DRIFT NETTING of salmon is to be restricted next year, but the ban on monofilament nets is to be lifted, the Minister of State for the Marine, Mr Eamon Gilmore, has said.
The Minister, who has decided to implement the key recommendations of the Government's Salmon Task Force report, said that drift netting would be curtailed to June and July only. The activity would be legal for licenceholders for four, rather than five, days a week.
In a statement issued after a meeting yesterday with the Irish Fishermen's Organisation, the Minister also confirmed that he intended to cap the number of licences at the 1995 level of 773 instead of the current maximum number of 847.
The task force report's other recommendations, which he intends to implement, include restricting the salmon fishing area from 12 miles to a six mile limit, and legalising daytime fishing only from 4 a.m. to 9 p.m., instead of 24 hour.

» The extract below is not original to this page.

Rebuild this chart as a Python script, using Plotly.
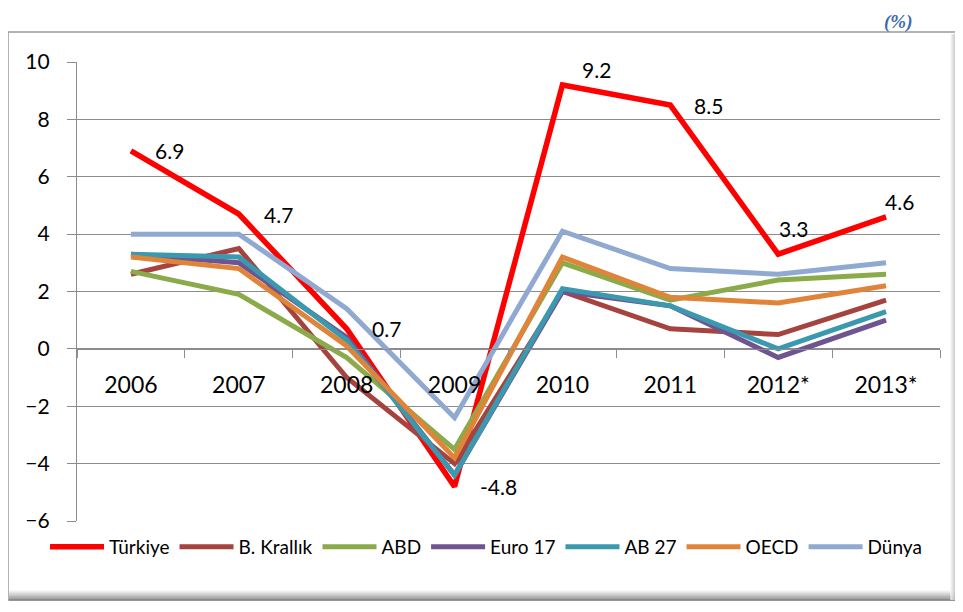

The IFO had asked the Minister to relax some of the measures suggested in the report, but he rejected this and said that his priority was conservation of wild salmon stocks, which were a unique resource.
The tagging and quota systems' recommended in the task force report would require new primary legislation, he said, and it would not be possible to have this in place before 1998.
The Minister emphasised that he wanted to proceed with the conservation measures from next year.
Earlier this week, salmon draftnetters had condemned the Minister's initiative and had called for an outright ban on drift nets. The Irish Estuaries' Traditional Salmon Net Fishermen's Association said that a more drastic approach was required to save the salmon. Its members supported motions of no confidence in the task force report which were passed by the Southern and Shannon Regional Fisheries Boards.